Illustration: ING Vysya Bank
Total Shares      100        67
2/3                     67        45
ING                    43        10
Public                 24        35   

BUT - Interestingly, in the case of ING Vysya, the ING promoter stake is held via 2 entities.

ING Mauritius Holdings: 33.2%
ING Mauritius Investments: 9.5%

The language of the banking regulations suggests that the 10% voting cap applies to each person (or entity). Strictly on the basis of the language one could conclude that ING Mauritius Holdings’ voting rights will be capped to 10% and ING Mauritius investments can exercise full 9.5% voting rights. Giving promoter ING a total 19.5% voting right.

One could argue that this goes against the spirit of banking regulations and hence will not prevail. But it’s not clear what stance RBI will take.

So let’s assume for a moment that ING is allowed to exercise 19.5% voting rights, then only 23% promoter shareholding becomes non-voting. The base gets reduced to 77, and the deal needs support from only an additional 32 public shares to reach 51, which is the reduced approval threshold. That makes it tougher for dissenting public shareholders to prevail!

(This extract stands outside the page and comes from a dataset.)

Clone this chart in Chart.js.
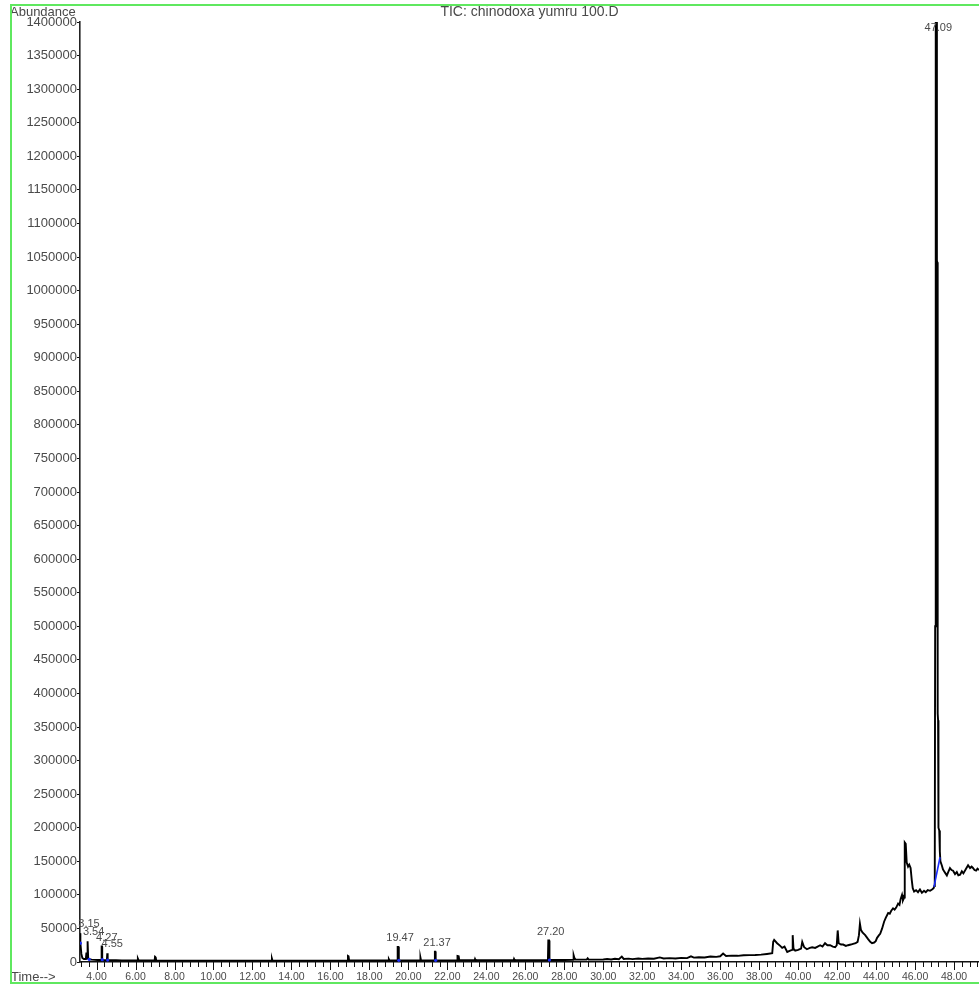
<!DOCTYPE html>
<html>
<head>
<meta charset="utf-8">
<script src="https://cdn.jsdelivr.net/npm/chart.js@4/dist/chart.umd.min.js"></script>
<style>
  html, body { margin: 0; padding: 0; background: #fff; }
  #wrap { width: 979px; height: 987px; overflow: hidden; }
</style>
</head>
<body>
<div id="wrap"><canvas id="c" width="979" height="987"></canvas></div>
<script>
// ---- data (retention time, min / abundance) ----
const times = [
  3.15, 3.17, 3.22, 3.27, 3.35, 3.45, 3.48, 3.50, 3.52, 3.53, 3.55, 3.57, 3.62, 3.75, 3.90, 4.05, 4.20, 4.25, 4.26, 4.28,
  4.29, 4.35, 4.45, 4.53, 4.55, 4.57, 4.65, 4.80, 5.00, 5.30, 5.60, 5.90, 6.08, 6.12, 6.16, 6.50, 6.98, 7.00, 7.03, 7.06,
  7.50, 8.00, 8.50, 9.00, 9.50, 10.0, 10.5, 11.0, 11.5, 12.0, 12.5, 12.98, 13.00, 13.03, 13.50, 14.0, 14.5, 15.0, 15.5, 16.0,
  16.5, 16.88, 16.90, 16.93, 16.96, 17.5, 18.0, 18.5, 18.98, 19.00, 19.03, 19.43, 19.45, 19.49, 19.51, 19.9, 20.3, 20.60, 20.62, 20.65,
  21.0, 21.34, 21.36, 21.38, 21.40, 21.8, 22.2, 22.50, 22.52, 22.58, 22.61, 23.0, 23.40, 23.42, 23.45, 24.0, 24.5, 25.0, 25.40, 25.42,
  25.45, 26.0, 26.5, 27.0, 27.16, 27.18, 27.22, 27.24, 27.6, 28.0, 28.45, 28.48, 28.52, 28.58, 28.9, 29.15, 29.2, 29.25, 29.6, 30.0,
  30.2, 30.4, 30.6, 30.8, 30.95, 31.05, 31.3, 31.5, 31.8, 32.0, 32.3, 32.6, 32.9, 33.1, 33.4, 33.7, 34.0, 34.3, 34.5, 34.65,
  34.9, 35.2, 35.5, 35.8, 36.0, 36.15, 36.3, 36.6, 36.9, 37.2, 37.5, 37.8, 38.1, 38.4, 38.67, 38.72, 38.77, 38.92, 39.08, 39.18,
  39.30, 39.44, 39.59, 39.69, 39.72, 39.76, 39.85, 40.0, 40.15, 40.21, 40.31, 40.45, 40.6, 40.72, 40.87, 41.0, 41.13, 41.25, 41.38, 41.5,
  41.64, 41.78, 41.9, 41.98, 42.03, 42.08, 42.2, 42.31, 42.45, 42.56, 42.7, 42.82, 42.95, 43.05, 43.12, 43.17, 43.22, 43.3, 43.44, 43.59,
  43.7, 43.79, 43.9, 43.98, 44.05, 44.15, 44.21, 44.31, 44.41, 44.5, 44.62, 44.7, 44.77, 44.87, 44.95, 45.03, 45.13, 45.2, 45.26, 45.33,
  45.38, 45.44, 45.47, 45.52, 45.57, 45.64, 45.70, 45.77, 45.83, 45.88, 45.95, 46.05, 46.15, 46.25, 46.35, 46.46, 46.55, 46.65, 46.77, 46.87,
  46.95, 46.98, 47.01, 47.03, 47.05, 47.07, 47.10, 47.12, 47.14, 47.16, 47.18, 47.20, 47.24, 47.27, 47.30, 47.37, 47.43, 47.49, 47.56, 47.63,
  47.7, 47.79, 47.87, 47.95, 48.05, 48.14, 48.22, 48.31, 48.4, 48.48, 48.6, 48.72, 48.82, 48.9, 48.97, 49.05, 49.13, 49.2, 49.28
];
const abundance = [
  43000, 28000, 12000, 6000, 4500, 4500, 14000, 5000, 5000, 31000, 31000, 6000, 4000, 3500, 3200, 3000, 3000, 3200, 23000, 23000,
  3500, 3000, 2800, 2800, 13000, 2800, 2600, 2500, 2500, 2400, 2300, 2300, 2300, 5000, 2300, 2200, 2200, 8000, 7500, 2300,
  2100, 2000, 2000, 2000, 2000, 2000, 2000, 2000, 2000, 2000, 2000, 2000, 5000, 2000, 2000, 2000, 2000, 2000, 2000, 2000,
  2100, 2100, 9000, 8500, 2200, 2200, 2200, 2200, 2200, 4000, 2200, 2300, 22500, 22500, 2500, 2300, 2300, 2300, 6500, 2300,
  2300, 2400, 15500, 15500, 2500, 2400, 2400, 2500, 9000, 8500, 2600, 2500, 2500, 4500, 2500, 2500, 2600, 2600, 2600, 4500,
  2600, 2700, 2700, 2800, 2800, 32000, 32000, 3000, 3000, 3000, 3200, 10000, 6000, 3500, 3500, 3500, 5500, 3500, 3500, 3800,
  4500, 3800, 4800, 4200, 8000, 4500, 5000, 4300, 5200, 4600, 5300, 4800, 6800, 5200, 5800, 5300, 6200, 5800, 8500, 6500,
  7000, 6800, 8200, 7600, 8500, 12500, 9000, 9500, 9200, 10000, 10200, 10500, 11000, 12000, 13000, 30000, 33000, 28000, 24000, 21000,
  23000, 15000, 17000, 18000, 40000, 20000, 17000, 18000, 20000, 30000, 22000, 19000, 21000, 22000, 21000, 23000, 25000, 23000, 28000, 25000,
  25000, 23000, 22000, 25000, 47000, 28000, 26000, 26000, 24000, 25000, 26000, 27000, 28000, 30000, 40000, 57000, 48000, 44000, 40000, 34000,
  30000, 28000, 29000, 31000, 36000, 40000, 42000, 50000, 60000, 66000, 73000, 72000, 76000, 80000, 78000, 81000, 87000, 85000, 94000, 100000,
  92000, 96000, 178000, 176000, 148000, 142000, 145000, 140000, 122000, 110000, 105000, 107000, 104000, 108000, 103000, 106000, 104000, 107000, 106000, 108000,
  110000, 113000, 125000, 500000, 1100000, 1410000, 1410000, 1045000, 1042000, 370000, 360000, 200000, 196000, 165000, 150000, 144000, 138000, 135000, 132000, 129000,
  134000, 140000, 137000, 136000, 131000, 134000, 129000, 130000, 135000, 132000, 138000, 144000, 140000, 142000, 140000, 137000, 136000, 139000, 137000
];

// integration baseline marks (blue)
const baseTimes = [46.97, 47.28];
const baseValues = [112000, 156000];
const baseDotTimes = [3.17, 3.62, 4.29, 4.57, 19.51, 21.40, 27.24];
const baseDotValues = [28000, 4000, 3500, 2800, 2500, 2500, 3000];

// labelled peaks
const peakLabelTimes = [3.15, 3.54, 4.27, 4.55, 19.47, 21.37, 27.20, 47.09];

// axis ticks
const xTickLabels = ['4.00','6.00','8.00','10.00','12.00','14.00','16.00','18.00','20.00','22.00','24.00',
  '26.00','28.00','30.00','32.00','34.00','36.00','38.00','40.00','42.00','44.00','46.00','48.00'];
const yTickValues = [];
for (let v = 0; v <= 1400000; v += 50000) yTickValues.push(v);

const X_MIN = 3.15, X_MAX = 49.28, Y_MAX = 1400000;
const TEXT = '#4a4a4a';

const traceData = times.map((t, i) => ({ x: t, y: abundance[i] }));
const baseData = baseTimes.map((t, i) => ({ x: t, y: baseValues[i] }));
const dotData = baseDotTimes.map((t, i) => ({ x: t, y: baseDotValues[i] }));

function peakValueAt(t) {
  let best = 0;
  times.forEach((tt, i) => { if (Math.abs(tt - t) <= 0.03 && abundance[i] > best) best = abundance[i]; });
  return best;
}

const labelNudge = { '3.15': 9, '3.54': 6, '4.27': 5, '4.55': 5 };

const deco = {
  id: 'deco',
  beforeDraw(chart) {
    const ctx = chart.ctx;
    ctx.save();
    ctx.fillStyle = '#fff';
    ctx.fillRect(0, 0, chart.width, chart.height);
    ctx.restore();
  },
  afterDraw(chart) {
    const { ctx, chartArea, scales } = chart;
    const x = scales.x, y = scales.y;
    ctx.save();
    // x tick marks: minor every 0.4 min, major every 2 min
    ctx.strokeStyle = '#111';
    ctx.lineWidth = 1;
    for (let m = 1; m * 0.4 <= X_MAX; m++) {
      const v = m * 0.4;
      if (v < X_MIN) continue;
      const major = (m % 5 === 0);
      const px = Math.round(x.getPixelForValue(v)) + 0.5;
      ctx.beginPath();
      ctx.moveTo(px, chartArea.bottom);
      ctx.lineTo(px, chartArea.bottom + (major ? 8 : 5));
      ctx.stroke();
    }
    // texts
    ctx.fillStyle = TEXT;
    ctx.textBaseline = 'middle';
    ctx.font = '14px "Liberation Sans", Arial, sans-serif';
    ctx.textAlign = 'center';
    ctx.fillText('TIC: chinodoxa yumru 100.D', (chartArea.left + chartArea.right) / 2, 12);
    ctx.font = '13px "Liberation Sans", Arial, sans-serif';
    ctx.textAlign = 'left';
    ctx.fillText('Abundance', 10, 12);
    ctx.fillText('Time-->', 11, 977);
    // peak labels
    ctx.font = '11px "Liberation Sans", Arial, sans-serif';
    ctx.textAlign = 'center';
    peakLabelTimes.forEach(t => {
      const txt = t.toFixed(2);
      const px = x.getPixelForValue(t) + (labelNudge[txt] !== undefined ? labelNudge[txt] : 2);
      let py = y.getPixelForValue(peakValueAt(t)) - 9;
      if (py < chartArea.top + 6) py = chartArea.top + 6;
      ctx.fillText(txt, px, py);
    });
    // green frame
    ctx.strokeStyle = '#5fe85f';
    ctx.lineWidth = 2;
    ctx.strokeRect(11, 5, 1000, 978);
    ctx.restore();
  }
};

new Chart(document.getElementById('c'), {
  type: 'scatter',
  data: {
    datasets: [
      { data: traceData, showLine: true, borderColor: '#000', borderWidth: 1.9, pointRadius: 0, pointBorderWidth: 0, tension: 0, order: 2 },
      { data: baseData, showLine: true, borderColor: '#1a2cff', borderWidth: 1.6, pointRadius: 0, pointBorderWidth: 0, order: 1 },
      { data: dotData, showLine: false, pointRadius: 1.6, pointBackgroundColor: '#1a2cff', pointBorderWidth: 0, order: 1 }
    ]
  },
  options: {
    responsive: false,
    animation: false,
    devicePixelRatio: 1,
    layout: { autoPadding: false, padding: { top: 22, right: 0, left: 0, bottom: 0 } },
    plugins: { legend: { display: false }, tooltip: { enabled: false }, title: { display: false } },
    scales: {
      x: {
        type: 'linear', min: X_MIN, max: X_MAX,
        grid: { display: false, drawTicks: false },
        border: { display: true, color: '#111', width: 1.6 },
        afterBuildTicks: s => { s.ticks = xTickLabels.map(l => ({ value: parseFloat(l) })); },
        afterFit: s => { s.height = 25; },
        ticks: {
          autoSkip: false, maxRotation: 0, padding: 9, color: TEXT,
          font: { family: '"Liberation Sans", Arial, sans-serif', size: 10.5 },
          callback: v => Number(v).toFixed(2)
        }
      },
      y: {
        type: 'linear', min: 0, max: Y_MAX,
        grid: { display: true, drawOnChartArea: false, drawTicks: true, tickLength: 3, color: '#111' },
        border: { display: true, color: '#222', width: 1.6 },
        afterBuildTicks: s => { s.ticks = yTickValues.map(v => ({ value: v })); },
        afterFit: s => { s.width = 80; },
        ticks: {
          autoSkip: false, padding: 0, color: TEXT,
          font: { family: '"Liberation Sans", Arial, sans-serif', size: 13 },
          callback: v => String(v)
        }
      }
    }
  },
  plugins: [deco]
});
</script>
</body>
</html>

Illustration: ING Vysya Bank
Total Shares      100        67           77   
2/3                    67         45           51
ING                   43         10           19
Public                24         35           32

It will be interesting to see how RBI decides this and exactly how much voting power ING is able to exercise.

Both banks will need shareholder approvals before getting a go-ahead from RBI.

They will also need to file with the Stock Exchanges.
And the CCI approval process will likely run in parallel.

Neither bank has yet commented on this analysis. And I have yet to reach RBI to get confirmation of the process. This is my analysis of what the process could look like.

IMPORTANT: Since no one can predict how many shareholders will attend the meetings I have assumed full attendance for the sake of calculation. If relatively few shareholders attend then it will be a breeze for both banks to get the requisite shareholder approval.